How the soil math works
Soil is sold by volume — cubic yards in bulk, cubic feet in bags — but you measure your project as an area plus a depth. The conversion is one multiplication: area in square feet times depth in feet (inches ÷ 12) gives cubic feet, and dividing by 27 gives cubic yards. The number that surprises people is how big a cubic yard actually is: 27 cubic feet is a 3 × 3 × 3 ft cube — picture a washing machine and a half. It looks enormous in a driveway and then somehow disappears into the garden.
The formula
Area is length × width in feet (or enter the square footage directly for odd shapes). Bag count is cubic feet divided by the bag size, rounded up. Weight assumes topsoil at roughly 2,000–2,200 lbs per cubic yard — this calculator uses 2,100 as the midpoint; wet soil weighs noticeably more.
Worked example
Topping up a 10 × 20 ft vegetable garden with 4 inches of soil: 200 sq ft × (4 ÷ 12) = 66.67 cu ft, which is 66.67 ÷ 27 = 2.469 → 2.47 cu yd rounded up.

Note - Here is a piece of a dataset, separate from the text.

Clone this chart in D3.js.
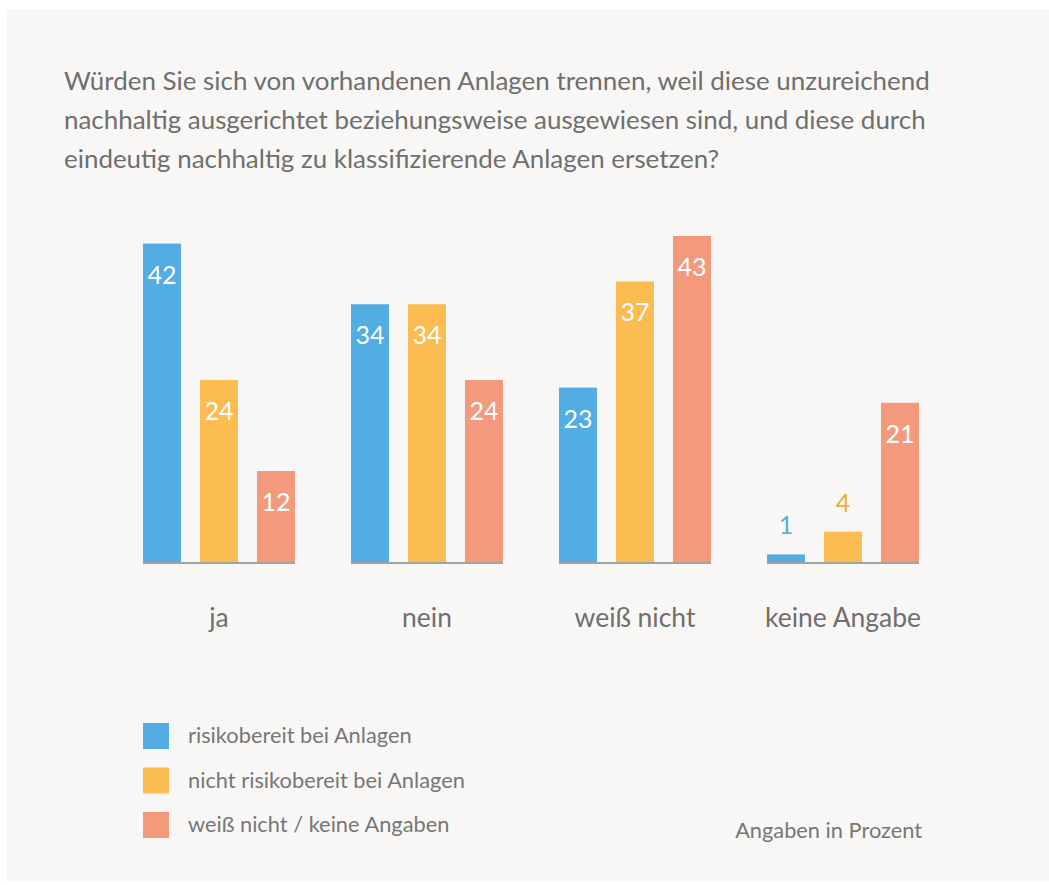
<!DOCTYPE html>
<html>
<head>
<meta charset="utf-8">
<script src="https://cdn.jsdelivr.net/npm/d3@7"></script>
<style>
  body { margin: 0; background: #fff; }
  svg { display: block; }
  text { font-family: Lato, "Open Sans", sans-serif; }
</style>
</head>
<body>
<script>
let w = 1049;
let h = 885;

let categories = ["ja", "nein", "weiß nicht", "keine Angabe"];
let seriesNames = ["risikobereit bei Anlagen", "nicht risikobereit bei Anlagen", "weiß nicht / keine Angaben"];
let risikobereit = [42, 34, 23, 1];
let nichtRisikobereit = [24, 34, 37, 4];
let weissNicht = [12, 24, 43, 21];
let titleLines = [
  "Würden Sie sich von vorhandenen Anlagen trennen, weil diese unzureichend",
  "nachhaltig ausgerichtet beziehungsweise ausgewiesen sind, und diese durch",
  "eindeutig nachhaltig zu klassifizierende Anlagen ersetzen?"
];

let colors = ["#52aee2", "#fcbc52", "#f29a7b"];
let smallLabelColors = ["#5aaee0", "#e8ae45", "#f29a7b"];
let series = [risikobereit, nichtRisikobereit, weissNicht];

// pick a font size so that a text node is as wide as in the original
const fitSize = (node, base, target) => {
    node.style.fontSize = base + "px";
    let len = node.getComputedTextLength();
    return base * target / len;
};

let svg = d3.select("body")
            .append("svg")
            .attr("width", w)
            .attr("height", h);

svg.append("rect")
   .attr("x", 7).attr("y", 9)
   .attr("width", w - 7).attr("height", 873)
   .attr("fill", "#f8f7f5");

// title
let titleSel = svg.selectAll("text.title")
   .data(titleLines)
   .enter()
   .append("text")
   .attr("class", "title")
   .attr("x", 64)
   .attr("y", (d, i) => 90 + i * 39)
   .attr("fill", "#6f6f6f")
   .text(d => d);
let titleSize = fitSize(titleSel.node(), 22, 866);
titleSel.style("font-size", titleSize + "px");

let baseY = 562;
let y = d3.scaleLinear([0, 43], [baseY, baseY - 326]);

let x0 = d3.scaleBand(categories, [143, 143 + 3 * 208 + 152]).paddingInner(56 / 208).paddingOuter(0);
let x1 = d3.scaleBand([0, 1, 2], [0, x0.bandwidth()]).paddingInner(19 / 57).paddingOuter(0);

let groups = svg.selectAll("g.group")
   .data(categories)
   .enter()
   .append("g")
   .attr("class", "group")
   .attr("transform", d => `translate(${x0(d)},0)`);

let catLabels = [];
groups.each(function(cat, ci) {
   let g = d3.select(this);
   series.forEach((vals, si) => {
      let v = vals[ci];
      g.append("rect")
       .attr("x", x1(si))
       .attr("y", y(v))
       .attr("width", x1.bandwidth())
       .attr("height", baseY - y(v))
       .attr("fill", colors[si]);
      let inside = (baseY - y(v)) > 50;
      g.append("text")
       .attr("x", x1(si) + x1.bandwidth() / 2)
       .attr("y", inside ? y(v) + 40 : y(v) - 20)
       .attr("text-anchor", "middle")
       .attr("fill", inside ? "#fff" : smallLabelColors[si])
       .style("font-size", "25px")
       .text(v);
   });
   g.append("line")
    .attr("x1", 0)
    .attr("x2", x0.bandwidth())
    .attr("y1", baseY + 1)
    .attr("y2", baseY + 1)
    .attr("stroke", "#a3a3a3")
    .attr("stroke-width", 2);
   catLabels.push(g.append("text")
    .attr("x", x0.bandwidth() / 2)
    .attr("y", 627)
    .attr("text-anchor", "middle")
    .attr("fill", "#6f6f6f")
    .text(cat));
});
let catSize = fitSize(catLabels[3].node(), 22, 156);
catLabels.forEach(t => t.style("font-size", catSize + "px"));

// legend
let legend = svg.append("g").attr("transform", "translate(143,723)");
let legTexts = [];
seriesNames.forEach((name, i) => {
   legend.append("rect")
         .attr("x", 0)
         .attr("y", i * 44.5)
         .attr("width", 26)
         .attr("height", 26)
         .attr("fill", colors[i]);
   legTexts.push(legend.append("text")
         .attr("x", 45)
         .attr("y", i * 44.5 + 20)
         .attr("fill", "#777")
         .text(name));
});
let legSize = fitSize(legTexts[1].node(), 19, 277);
legTexts.forEach(t => t.style("font-size", legSize + "px"));

let note = svg.append("text")
   .attr("x", 922)
   .attr("y", 838)
   .attr("text-anchor", "end")
   .attr("fill", "#777")
   .text("Angaben in Prozent");
note.style("font-size", fitSize(note.node(), 18, 187) + "px");
</script>
</body>
</html>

In 1.5 cu ft bags that's 66.67 ÷ 1.5 = 45 bags, and the load weighs about 2.47 × 2,100 ≈ 5,200 lbs (2.6 tons). Forty-five bags at two and a half tons is a bulk-delivery order, not a car-trunk errand.
Bags or bulk — and why to order extra
The break-even sits right around one cubic yard. Below it, bags win: no delivery fee, no dirt pile on the driveway, and you can stash spares. Above it, bulk soil usually costs a third to half of what the same volume costs in bags — the markup on bagged soil is mostly plastic and handling. One more thing the math won't tell you: fresh loose soil settles 10-15% once it's watered in and the air pockets collapse. A raised bed filled flush to the top in April sits two inches low by June. For beds you want genuinely full, order 10-15% over the calculated volume — it's the difference between topping off once and buying a second delivery.